What kind of places do you guys meet when it isn’t online? You said public with food or drink that can be purchased? Do you have examples of places that work for that?

We initially met at a bar-and-restaurant place because it was located close to where we'd met taking a writing class. Our group was large and they had tables that could accommodate us. Months in, when our waiter realized it was a writing group, he had to tell us all about his writing for fifteen minutes. At the next meeting we made sure we didn't get one of his tables, but he swapped and did it again, even sitting down with us. This was not working. (For old time's sake, we met there for our final in-person meeting before I moved away.)
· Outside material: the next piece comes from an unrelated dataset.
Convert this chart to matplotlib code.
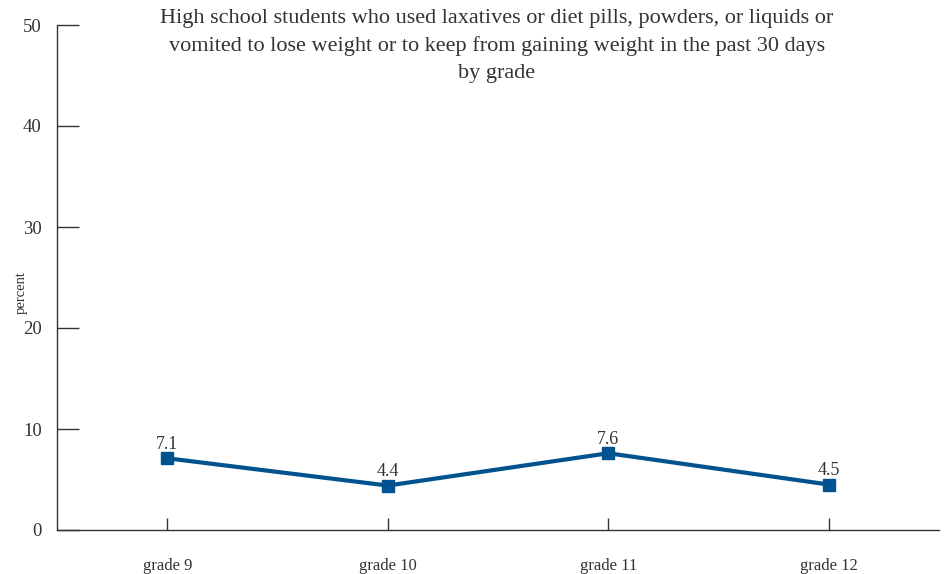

For quite some time we met at a neighborhood Chinese restaurant that wasn't doing a lot of weeknight business and didn't mind if we lingered. Then one member lost her job and could not afford to go out to dinner. She did not want our collective charity. So we started meeting at coffeehouses where she'd just get water. Some were okay, some were loud, some wanted table turnover.
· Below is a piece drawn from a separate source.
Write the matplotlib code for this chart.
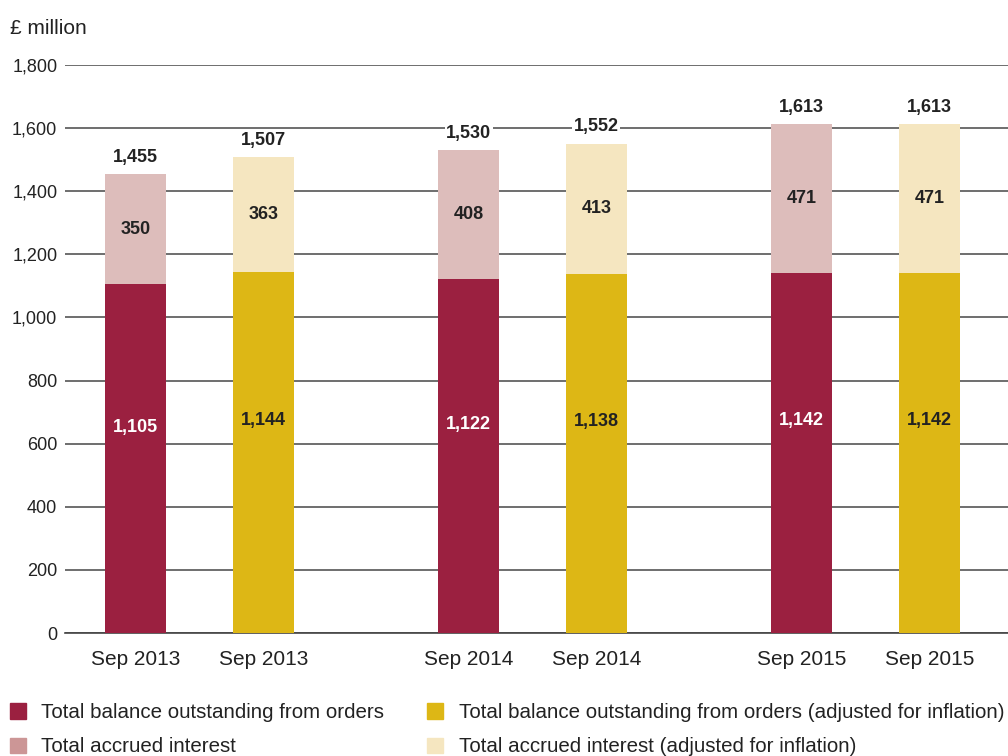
import numpy as np
import matplotlib.pyplot as plt
from matplotlib.patches import Rectangle

plt.rcParams['font.family'] = ['Liberation Sans', 'DejaVu Sans']

# data (£ million)
periods = ["Sep 2013", "Sep 2014", "Sep 2015"]
balance = [1105, 1122, 1142]
interest = [350, 408, 471]
total = [1455, 1530, 1613]
balance_adj = [1144, 1138, 1142]
interest_adj = [363, 413, 471]
total_adj = [1507, 1552, 1613]

legend_labels = ["Total balance outstanding from orders",
                 "Total accrued interest",
                 "Total balance outstanding from orders (adjusted for inflation)",
                 "Total accrued interest (adjusted for inflation)"]

red = "#9b2040"
pink = "#ddbdbb"
pink_key = "#cc9696"
gold = "#ddb715"
cream = "#f5e6c0"
txt = "#222222"


def stacked(ax, xs, base, top, tot, c_base, c_top, base_txt):
    width = 0.183
    ax.bar(xs, base, width, color=c_base, zorder=3)
    ax.bar(xs, top, width, bottom=base, color=c_top, zorder=3)
    for x, b, t, s in zip(xs, base, top, tot):
        ax.text(x, b * 0.59, f"{b:,}", ha="center", va="center",
                fontsize=13, fontweight="bold", color=base_txt, zorder=4)
        ax.text(x, b + t / 2, f"{t:,}", ha="center", va="center",
                fontsize=13, fontweight="bold", color=txt, zorder=4)
        ax.annotate(f"{s:,}", (x, b + t), xytext=(0, 12),
                    textcoords="offset points", ha="center", va="center",
                    fontsize=13, fontweight="bold", color=txt, zorder=4,
                    bbox=dict(facecolor="white", edgecolor="none", pad=1))


fig = plt.figure(figsize=(10.08, 7.56), dpi=100)
ax = fig.add_axes([65 / 1008, 1 - 633 / 756, 1 - 65 / 1008, (633 - 65) / 756])

groups = np.arange(len(periods))
off = 0.192
stacked(ax, groups - off, balance, interest, total, red, pink, "white")
stacked(ax, groups + off, balance_adj, interest_adj, total_adj, gold, cream, txt)

ax.set_xlim(-0.404, 2.428)
ax.set_ylim(0, 1800)
ax.set_yticks(np.arange(0, 1801, 200))
ax.set_yticklabels([f"{v:,}" for v in range(0, 1801, 200)])
ax.set_xticks(np.concatenate([groups - off, groups + off]))
ax.set_xticklabels(periods + periods)

ax.grid(axis="y", color="#555555", linewidth=1.2, zorder=1)
ax.set_axisbelow(True)
for side in ["top", "right", "left"]:
    ax.spines[side].set_visible(False)
ax.spines["bottom"].set_color("#444444")
ax.spines["bottom"].set_linewidth(1.2)
ax.tick_params(axis="both", length=0, colors=txt)
ax.tick_params(axis="x", pad=12, labelsize=15)
ax.tick_params(axis="y", pad=5.5, labelsize=13)

fig.text(10 / 1008, 1 - 28 / 756, "£ million", fontsize=15, color=txt,
         ha="left", va="center")

handles = [Rectangle((0, 0), 1, 1, color=c) for c in [red, pink_key, gold, cream]]
fig.legend(handles, legend_labels, ncol=2, loc="upper left",
           bbox_to_anchor=(10 / 1008, 1 - 703 / 756), frameon=False,
           fontsize=14.8, handlelength=0.78, handleheight=0.78, handletextpad=0.74,
           columnspacing=2.1, labelspacing=0.75, borderpad=0, borderaxespad=0,
           labelcolor=txt)

fig.savefig("out.png", dpi=100)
After our group split in two and my cadre was small, we started meeting at a Panera Bread at the end of their lunch rush, since there was zero demand for tables. People who wanted to eat could eat and people who just got a free water were at ease. While several of us were working, a particular weekday happened to be convenient for all.

If nothing is read, are the works/critiques discussed out loud? And the writer is not allowed to defend? Do they discuss the critiques too, though? Or stay relatively quiet during critique?

Each critique overview is read aloud. The author (and other members) do not interrupt. There is sometimes brief discussion at the end of the last one by the critics but without the author's input. "I can't agree with you on X" or "Did you really not get Y? It seems obvious to me." That kind of thing.

The writer is obliged to thank people and if time permits, can very briefly discuss the parts of the critiques s/he found useful after all have been read. No explanation or defense of the work is permitted. None. As I said, the work has to stand alone, like it will in the hands of the buying public. If something will become clear later, or makes sense only if you remember Z from page one, and multiple readers didn't get it, then the author needs to fix that, not explain it to us.

Would you say four 5000 word manuscripts for 1 month is a good load to start with? The leader decides what will be critiqued that meeting? Basically, people submit to the leader first?

That might be a fairly heavy load if the people in the group are thorough. It takes me two or three hours per manuscript to read, mark up on a second reading, then write an overview. Depending on how busy people are and how in-depth they critique, it could be a struggle to do a good job on four. If some of the members are less skilled, markup can take a long, long time.

That said, our group met every two weeks most of the time, so four in a month would be doable. I found I had time for three, max, and preferred one or two.

We did not submit to a leader who then distributed on some sort of schedule. Our group runs leader-free.

At the end of each meeting people distribute print copies (or in later years, some print copies for the people unable to print and some agreements to email) without anyone scheduling whose turn it was. I can count on one hand the times too many were offered. Each time, someone offered to hold it back for the next time.

FWIW, it might be wise to establish a policy that specifies how often a person must submit something as well as how often they can. You can weed out people who rarely write and people who'd happily take far more than their share of the group's resources.

Maryn, still bitter at the person who overused the group
Thank you very much! This really helps!

Yeah, I didn’t know if I was asking too much, your original post is really wonderfully thorough!

The waiter caper was funny! It would not have seemed funny at the time, of course.

My ideas are coming on where and who, etc. Thank you very much.